EXERCISE DESCRIPTION
Wherever the string "code" appears in the listing, copy that line.

Start of DATASET CONTENT

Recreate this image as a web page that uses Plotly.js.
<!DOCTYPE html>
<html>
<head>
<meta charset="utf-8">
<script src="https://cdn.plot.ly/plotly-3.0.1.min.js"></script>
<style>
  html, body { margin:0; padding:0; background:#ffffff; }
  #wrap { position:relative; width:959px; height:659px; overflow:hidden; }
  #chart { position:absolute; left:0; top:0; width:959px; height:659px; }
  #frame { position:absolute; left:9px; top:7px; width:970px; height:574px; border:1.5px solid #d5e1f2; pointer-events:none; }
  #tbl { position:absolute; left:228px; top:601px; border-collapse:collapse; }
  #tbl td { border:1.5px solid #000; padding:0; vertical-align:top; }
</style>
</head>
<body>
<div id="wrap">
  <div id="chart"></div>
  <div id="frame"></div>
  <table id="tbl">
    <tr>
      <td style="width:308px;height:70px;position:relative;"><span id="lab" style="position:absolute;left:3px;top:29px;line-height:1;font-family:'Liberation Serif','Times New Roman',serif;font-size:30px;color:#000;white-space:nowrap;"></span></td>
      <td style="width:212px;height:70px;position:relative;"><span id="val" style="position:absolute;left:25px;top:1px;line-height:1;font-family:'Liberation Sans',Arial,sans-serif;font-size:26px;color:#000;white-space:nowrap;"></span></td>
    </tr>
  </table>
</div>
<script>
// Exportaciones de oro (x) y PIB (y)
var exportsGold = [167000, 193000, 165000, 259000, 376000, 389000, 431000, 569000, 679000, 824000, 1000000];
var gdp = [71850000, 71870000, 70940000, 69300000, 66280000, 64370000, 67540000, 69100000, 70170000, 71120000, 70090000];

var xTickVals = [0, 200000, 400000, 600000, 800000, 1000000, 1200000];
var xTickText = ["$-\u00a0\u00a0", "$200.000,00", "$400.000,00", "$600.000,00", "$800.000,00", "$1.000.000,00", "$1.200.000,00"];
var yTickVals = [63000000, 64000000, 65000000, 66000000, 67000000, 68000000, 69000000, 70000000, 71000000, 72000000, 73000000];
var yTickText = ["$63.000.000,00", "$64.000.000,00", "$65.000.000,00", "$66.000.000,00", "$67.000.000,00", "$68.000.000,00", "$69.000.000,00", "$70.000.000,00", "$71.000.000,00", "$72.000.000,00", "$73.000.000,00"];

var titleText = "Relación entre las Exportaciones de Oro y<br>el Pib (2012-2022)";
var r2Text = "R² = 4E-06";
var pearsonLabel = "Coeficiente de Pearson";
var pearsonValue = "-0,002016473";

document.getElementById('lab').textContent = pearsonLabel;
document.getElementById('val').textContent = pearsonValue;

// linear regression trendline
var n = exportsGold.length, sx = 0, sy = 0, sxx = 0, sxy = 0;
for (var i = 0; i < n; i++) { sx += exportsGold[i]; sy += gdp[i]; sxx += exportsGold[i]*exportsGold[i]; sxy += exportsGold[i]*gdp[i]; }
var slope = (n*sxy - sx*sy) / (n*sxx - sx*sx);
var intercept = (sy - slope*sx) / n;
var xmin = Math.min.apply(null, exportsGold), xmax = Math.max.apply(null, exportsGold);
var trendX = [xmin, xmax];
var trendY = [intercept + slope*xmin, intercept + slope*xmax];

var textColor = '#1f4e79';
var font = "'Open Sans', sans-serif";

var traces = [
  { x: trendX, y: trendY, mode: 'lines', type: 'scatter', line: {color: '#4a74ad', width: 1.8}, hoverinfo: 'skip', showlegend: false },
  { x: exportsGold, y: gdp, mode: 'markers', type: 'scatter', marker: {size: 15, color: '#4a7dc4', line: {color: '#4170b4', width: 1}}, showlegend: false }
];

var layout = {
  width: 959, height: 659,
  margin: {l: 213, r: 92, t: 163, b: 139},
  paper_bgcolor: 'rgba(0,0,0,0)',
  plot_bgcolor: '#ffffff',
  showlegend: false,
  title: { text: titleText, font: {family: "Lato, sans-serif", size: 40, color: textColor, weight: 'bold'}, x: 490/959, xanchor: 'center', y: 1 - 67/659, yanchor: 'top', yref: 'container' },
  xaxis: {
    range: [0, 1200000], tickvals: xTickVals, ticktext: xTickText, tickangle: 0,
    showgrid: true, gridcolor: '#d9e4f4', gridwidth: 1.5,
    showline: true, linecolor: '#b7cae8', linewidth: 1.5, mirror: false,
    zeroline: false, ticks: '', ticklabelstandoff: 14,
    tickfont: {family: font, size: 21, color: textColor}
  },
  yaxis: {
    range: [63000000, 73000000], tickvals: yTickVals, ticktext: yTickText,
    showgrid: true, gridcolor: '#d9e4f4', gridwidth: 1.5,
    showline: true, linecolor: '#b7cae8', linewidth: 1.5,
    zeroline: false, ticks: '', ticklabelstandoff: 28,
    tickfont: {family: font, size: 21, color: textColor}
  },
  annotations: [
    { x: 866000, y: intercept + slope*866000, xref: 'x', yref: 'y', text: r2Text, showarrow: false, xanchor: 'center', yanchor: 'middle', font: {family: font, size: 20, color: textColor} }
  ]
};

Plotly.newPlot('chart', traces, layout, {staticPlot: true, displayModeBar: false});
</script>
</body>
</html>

End of DATASET CONTENT
Start of DATASET CONTENT

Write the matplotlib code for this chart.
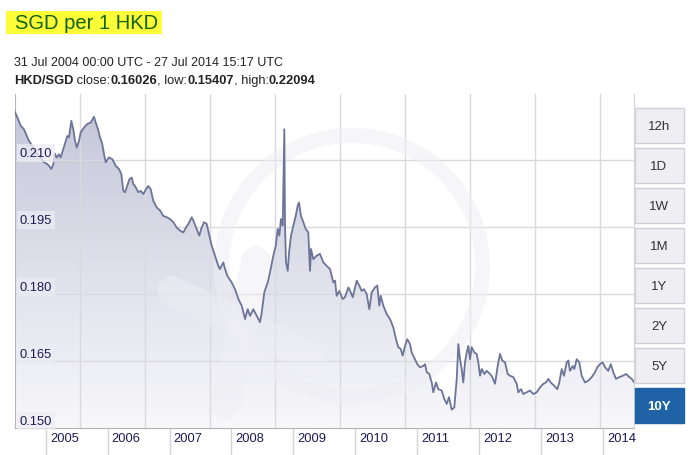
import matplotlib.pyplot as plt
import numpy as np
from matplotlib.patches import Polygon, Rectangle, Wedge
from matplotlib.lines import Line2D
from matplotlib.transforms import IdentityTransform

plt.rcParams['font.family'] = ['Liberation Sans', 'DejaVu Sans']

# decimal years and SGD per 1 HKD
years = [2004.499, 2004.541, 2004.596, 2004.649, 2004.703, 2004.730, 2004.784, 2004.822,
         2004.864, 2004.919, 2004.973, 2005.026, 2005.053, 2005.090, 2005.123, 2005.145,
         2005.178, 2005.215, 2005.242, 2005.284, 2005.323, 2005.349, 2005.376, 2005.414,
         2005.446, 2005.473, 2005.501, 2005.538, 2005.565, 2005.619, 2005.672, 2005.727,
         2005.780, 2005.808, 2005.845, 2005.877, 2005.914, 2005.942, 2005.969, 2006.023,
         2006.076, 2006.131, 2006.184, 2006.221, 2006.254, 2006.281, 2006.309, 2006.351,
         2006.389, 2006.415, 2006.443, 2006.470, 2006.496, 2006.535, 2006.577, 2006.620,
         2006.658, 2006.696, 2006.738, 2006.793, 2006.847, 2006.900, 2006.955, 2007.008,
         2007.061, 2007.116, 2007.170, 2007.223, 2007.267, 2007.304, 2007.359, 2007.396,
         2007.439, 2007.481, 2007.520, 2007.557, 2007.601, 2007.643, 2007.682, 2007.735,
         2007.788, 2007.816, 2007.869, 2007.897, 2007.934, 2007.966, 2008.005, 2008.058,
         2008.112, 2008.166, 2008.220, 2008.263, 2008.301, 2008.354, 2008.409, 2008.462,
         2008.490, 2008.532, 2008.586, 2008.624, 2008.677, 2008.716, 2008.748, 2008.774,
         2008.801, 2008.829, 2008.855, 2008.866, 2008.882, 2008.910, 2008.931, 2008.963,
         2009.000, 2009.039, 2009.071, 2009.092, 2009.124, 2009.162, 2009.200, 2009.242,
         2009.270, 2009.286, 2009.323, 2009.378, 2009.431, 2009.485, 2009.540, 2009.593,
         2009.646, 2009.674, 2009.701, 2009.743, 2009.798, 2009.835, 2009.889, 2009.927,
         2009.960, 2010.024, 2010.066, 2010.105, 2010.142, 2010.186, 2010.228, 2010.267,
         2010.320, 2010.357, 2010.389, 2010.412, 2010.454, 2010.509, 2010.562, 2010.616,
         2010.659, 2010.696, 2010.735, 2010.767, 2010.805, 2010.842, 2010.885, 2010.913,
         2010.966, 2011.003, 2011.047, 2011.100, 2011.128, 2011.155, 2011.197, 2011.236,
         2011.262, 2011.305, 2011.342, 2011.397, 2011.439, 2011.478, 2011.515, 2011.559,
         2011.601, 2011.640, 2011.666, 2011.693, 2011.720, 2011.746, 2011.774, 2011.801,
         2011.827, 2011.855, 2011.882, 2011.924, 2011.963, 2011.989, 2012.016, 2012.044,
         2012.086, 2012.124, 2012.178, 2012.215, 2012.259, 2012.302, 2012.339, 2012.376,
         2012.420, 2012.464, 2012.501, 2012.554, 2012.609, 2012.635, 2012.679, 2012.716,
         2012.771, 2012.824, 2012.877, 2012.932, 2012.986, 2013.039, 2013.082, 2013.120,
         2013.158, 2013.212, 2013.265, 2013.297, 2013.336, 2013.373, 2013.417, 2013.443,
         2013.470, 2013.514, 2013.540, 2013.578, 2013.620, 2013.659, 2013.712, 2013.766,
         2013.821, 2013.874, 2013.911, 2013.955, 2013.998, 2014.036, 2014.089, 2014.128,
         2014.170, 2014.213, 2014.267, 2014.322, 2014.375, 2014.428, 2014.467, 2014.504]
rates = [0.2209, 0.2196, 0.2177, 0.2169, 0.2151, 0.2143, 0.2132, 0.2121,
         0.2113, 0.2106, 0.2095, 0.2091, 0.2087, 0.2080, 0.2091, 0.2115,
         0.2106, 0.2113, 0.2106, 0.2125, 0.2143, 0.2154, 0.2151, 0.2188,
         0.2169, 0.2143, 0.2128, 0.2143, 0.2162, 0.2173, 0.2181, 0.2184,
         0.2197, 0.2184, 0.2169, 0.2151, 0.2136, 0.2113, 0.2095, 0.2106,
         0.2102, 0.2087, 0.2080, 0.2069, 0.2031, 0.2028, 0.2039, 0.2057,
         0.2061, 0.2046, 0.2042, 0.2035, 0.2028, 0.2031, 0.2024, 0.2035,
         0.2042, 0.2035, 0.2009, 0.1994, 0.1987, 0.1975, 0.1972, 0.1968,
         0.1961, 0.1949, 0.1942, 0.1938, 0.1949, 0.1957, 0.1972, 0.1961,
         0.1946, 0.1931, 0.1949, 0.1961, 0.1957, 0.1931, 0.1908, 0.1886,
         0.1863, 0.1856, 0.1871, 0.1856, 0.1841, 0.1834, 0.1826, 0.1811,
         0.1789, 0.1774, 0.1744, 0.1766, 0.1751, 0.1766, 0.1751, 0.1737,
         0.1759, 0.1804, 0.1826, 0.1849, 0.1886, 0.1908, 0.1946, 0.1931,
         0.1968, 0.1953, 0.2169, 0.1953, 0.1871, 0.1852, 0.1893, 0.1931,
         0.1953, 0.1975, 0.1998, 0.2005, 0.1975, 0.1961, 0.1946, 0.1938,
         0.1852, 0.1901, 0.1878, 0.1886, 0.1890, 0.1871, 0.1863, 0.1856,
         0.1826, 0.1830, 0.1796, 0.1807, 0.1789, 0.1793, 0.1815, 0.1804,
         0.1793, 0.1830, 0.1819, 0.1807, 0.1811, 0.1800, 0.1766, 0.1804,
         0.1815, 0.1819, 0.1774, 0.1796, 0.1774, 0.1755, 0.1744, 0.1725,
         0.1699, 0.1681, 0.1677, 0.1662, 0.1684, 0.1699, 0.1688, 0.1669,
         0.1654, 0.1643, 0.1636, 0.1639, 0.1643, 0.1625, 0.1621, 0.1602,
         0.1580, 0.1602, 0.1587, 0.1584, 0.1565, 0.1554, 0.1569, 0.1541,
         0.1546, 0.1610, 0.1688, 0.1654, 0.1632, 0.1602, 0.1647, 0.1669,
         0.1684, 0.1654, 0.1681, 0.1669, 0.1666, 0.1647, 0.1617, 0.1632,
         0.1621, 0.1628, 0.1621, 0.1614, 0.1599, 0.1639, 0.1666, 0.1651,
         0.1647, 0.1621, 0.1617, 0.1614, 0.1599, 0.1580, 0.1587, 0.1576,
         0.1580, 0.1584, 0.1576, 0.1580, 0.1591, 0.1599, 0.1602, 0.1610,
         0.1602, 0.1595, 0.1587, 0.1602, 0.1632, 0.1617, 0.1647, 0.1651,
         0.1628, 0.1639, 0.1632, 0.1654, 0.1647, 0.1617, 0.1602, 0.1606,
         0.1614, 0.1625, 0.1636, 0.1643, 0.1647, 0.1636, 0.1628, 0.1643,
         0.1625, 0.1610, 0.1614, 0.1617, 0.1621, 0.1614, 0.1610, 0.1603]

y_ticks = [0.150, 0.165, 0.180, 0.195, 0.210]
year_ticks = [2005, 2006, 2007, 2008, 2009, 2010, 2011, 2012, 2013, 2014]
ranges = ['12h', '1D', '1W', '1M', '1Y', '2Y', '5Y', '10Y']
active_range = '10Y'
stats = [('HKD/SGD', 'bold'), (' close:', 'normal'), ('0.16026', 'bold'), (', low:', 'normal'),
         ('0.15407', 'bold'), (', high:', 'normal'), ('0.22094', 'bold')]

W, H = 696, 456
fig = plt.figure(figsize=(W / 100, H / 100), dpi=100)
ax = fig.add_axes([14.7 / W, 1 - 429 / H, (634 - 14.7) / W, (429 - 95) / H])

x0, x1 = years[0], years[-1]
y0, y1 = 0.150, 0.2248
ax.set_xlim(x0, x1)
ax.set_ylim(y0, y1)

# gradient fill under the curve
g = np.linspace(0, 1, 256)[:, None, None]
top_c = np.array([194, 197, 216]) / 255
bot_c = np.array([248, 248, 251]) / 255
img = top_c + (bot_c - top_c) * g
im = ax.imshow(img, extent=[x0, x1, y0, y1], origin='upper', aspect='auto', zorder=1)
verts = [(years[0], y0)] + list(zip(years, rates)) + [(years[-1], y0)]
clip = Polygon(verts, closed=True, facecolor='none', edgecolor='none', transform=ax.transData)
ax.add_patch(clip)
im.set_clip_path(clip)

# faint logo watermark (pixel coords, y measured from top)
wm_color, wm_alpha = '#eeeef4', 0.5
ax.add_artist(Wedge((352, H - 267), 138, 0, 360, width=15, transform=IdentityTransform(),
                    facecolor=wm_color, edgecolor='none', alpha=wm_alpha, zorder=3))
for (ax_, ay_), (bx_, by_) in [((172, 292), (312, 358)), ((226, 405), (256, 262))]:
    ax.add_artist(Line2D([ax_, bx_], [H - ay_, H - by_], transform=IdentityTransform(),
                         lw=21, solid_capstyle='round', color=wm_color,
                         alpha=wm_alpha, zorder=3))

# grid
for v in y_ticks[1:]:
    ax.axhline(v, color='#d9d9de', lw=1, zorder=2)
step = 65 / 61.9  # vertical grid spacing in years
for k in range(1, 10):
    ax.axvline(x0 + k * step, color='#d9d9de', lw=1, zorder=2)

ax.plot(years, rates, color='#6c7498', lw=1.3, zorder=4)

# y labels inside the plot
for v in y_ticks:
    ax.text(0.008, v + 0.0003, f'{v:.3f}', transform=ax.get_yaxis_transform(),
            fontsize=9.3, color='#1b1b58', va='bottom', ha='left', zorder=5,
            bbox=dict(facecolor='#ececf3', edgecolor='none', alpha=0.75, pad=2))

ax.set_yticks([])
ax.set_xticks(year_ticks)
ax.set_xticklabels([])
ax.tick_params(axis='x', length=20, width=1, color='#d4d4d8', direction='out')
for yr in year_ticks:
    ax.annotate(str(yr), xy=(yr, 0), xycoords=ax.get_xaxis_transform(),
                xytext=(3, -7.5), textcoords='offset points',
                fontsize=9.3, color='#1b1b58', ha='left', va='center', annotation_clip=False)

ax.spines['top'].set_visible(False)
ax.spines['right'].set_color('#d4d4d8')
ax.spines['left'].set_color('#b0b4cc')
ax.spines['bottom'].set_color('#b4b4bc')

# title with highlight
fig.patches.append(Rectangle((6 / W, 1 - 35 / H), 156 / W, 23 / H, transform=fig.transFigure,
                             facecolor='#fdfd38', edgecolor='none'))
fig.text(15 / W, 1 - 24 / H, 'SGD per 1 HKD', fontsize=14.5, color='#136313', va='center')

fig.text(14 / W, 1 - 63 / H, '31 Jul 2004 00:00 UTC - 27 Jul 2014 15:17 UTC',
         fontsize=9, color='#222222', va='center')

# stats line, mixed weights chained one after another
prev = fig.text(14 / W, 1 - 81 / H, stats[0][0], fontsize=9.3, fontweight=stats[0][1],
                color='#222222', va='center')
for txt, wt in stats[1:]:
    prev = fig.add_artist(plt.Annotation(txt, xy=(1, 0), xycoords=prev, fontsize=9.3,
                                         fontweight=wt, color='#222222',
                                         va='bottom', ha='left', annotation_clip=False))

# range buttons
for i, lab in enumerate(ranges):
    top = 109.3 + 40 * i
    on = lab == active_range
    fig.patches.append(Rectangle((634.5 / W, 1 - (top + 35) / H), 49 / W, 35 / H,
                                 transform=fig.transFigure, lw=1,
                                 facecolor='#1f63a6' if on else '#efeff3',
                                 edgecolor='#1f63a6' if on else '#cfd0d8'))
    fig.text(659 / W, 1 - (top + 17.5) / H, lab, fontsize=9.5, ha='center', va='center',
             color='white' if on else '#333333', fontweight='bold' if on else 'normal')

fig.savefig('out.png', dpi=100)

End of DATASET CONTENT
Start of DATASET CONTENT

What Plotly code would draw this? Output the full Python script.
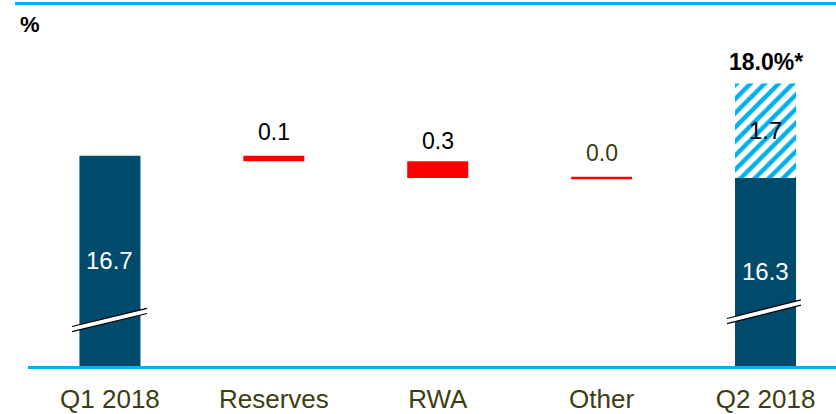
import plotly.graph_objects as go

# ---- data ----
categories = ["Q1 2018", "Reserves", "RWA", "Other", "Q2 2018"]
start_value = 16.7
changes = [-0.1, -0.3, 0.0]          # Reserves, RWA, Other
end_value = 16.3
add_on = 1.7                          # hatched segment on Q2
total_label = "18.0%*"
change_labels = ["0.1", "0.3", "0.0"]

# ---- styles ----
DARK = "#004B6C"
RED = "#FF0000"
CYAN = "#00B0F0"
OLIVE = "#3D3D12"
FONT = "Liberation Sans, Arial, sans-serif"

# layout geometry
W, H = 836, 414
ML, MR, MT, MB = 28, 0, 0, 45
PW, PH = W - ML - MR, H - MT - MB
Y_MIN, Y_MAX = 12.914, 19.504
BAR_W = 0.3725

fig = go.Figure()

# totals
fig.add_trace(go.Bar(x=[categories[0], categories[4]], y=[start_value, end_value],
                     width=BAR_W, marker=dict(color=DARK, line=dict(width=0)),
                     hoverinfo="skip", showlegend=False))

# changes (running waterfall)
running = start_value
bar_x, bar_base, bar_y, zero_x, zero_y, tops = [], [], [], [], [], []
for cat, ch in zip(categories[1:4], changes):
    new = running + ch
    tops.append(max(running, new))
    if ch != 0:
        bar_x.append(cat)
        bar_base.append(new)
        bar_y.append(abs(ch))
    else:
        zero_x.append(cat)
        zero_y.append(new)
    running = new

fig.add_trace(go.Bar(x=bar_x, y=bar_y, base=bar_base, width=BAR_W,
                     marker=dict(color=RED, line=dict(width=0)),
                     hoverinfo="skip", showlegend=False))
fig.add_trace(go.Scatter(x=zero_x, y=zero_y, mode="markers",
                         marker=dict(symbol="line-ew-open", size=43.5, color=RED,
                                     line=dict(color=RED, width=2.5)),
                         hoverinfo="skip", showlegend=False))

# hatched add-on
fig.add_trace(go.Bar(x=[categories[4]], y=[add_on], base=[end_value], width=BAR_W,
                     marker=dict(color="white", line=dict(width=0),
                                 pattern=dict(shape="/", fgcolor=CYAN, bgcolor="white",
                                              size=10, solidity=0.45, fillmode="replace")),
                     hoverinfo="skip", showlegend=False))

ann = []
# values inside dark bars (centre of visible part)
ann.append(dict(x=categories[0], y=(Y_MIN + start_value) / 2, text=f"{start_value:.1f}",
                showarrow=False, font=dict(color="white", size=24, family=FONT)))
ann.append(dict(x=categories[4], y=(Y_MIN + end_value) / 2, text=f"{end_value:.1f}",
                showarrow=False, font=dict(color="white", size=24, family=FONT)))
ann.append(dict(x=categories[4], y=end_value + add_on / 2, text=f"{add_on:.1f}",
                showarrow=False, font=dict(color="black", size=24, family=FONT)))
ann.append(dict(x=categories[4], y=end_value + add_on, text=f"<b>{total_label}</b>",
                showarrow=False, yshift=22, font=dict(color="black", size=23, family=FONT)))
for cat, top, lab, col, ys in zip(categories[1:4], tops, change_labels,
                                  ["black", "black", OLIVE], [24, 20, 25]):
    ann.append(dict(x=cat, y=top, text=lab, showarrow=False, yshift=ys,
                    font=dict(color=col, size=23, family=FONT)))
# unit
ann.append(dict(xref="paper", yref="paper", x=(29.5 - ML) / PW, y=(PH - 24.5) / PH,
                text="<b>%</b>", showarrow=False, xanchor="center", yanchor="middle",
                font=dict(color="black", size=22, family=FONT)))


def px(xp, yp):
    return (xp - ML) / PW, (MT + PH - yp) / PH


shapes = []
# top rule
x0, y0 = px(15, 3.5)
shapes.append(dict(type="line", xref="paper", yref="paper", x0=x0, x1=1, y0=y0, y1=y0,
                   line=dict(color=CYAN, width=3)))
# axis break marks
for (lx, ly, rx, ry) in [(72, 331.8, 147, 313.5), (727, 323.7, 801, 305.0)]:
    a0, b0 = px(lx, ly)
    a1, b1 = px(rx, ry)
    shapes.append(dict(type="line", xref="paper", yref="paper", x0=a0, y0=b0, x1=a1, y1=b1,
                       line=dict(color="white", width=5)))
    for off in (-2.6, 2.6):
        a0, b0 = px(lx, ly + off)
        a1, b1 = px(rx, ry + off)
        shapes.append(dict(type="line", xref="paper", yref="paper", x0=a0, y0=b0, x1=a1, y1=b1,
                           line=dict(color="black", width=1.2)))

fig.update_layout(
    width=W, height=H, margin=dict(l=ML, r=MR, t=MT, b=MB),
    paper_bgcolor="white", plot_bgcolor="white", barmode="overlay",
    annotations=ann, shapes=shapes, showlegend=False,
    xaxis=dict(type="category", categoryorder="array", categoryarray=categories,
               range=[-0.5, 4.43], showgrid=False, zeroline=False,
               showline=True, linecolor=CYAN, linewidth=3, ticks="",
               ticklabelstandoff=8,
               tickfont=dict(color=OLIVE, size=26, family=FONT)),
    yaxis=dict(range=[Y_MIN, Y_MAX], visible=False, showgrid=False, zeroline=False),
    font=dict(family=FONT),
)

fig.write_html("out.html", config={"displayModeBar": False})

End of DATASET CONTENT

RESULT BELOW
Write the matplotlib code for this chart.
What Plotly code would draw this? Output the full Python script.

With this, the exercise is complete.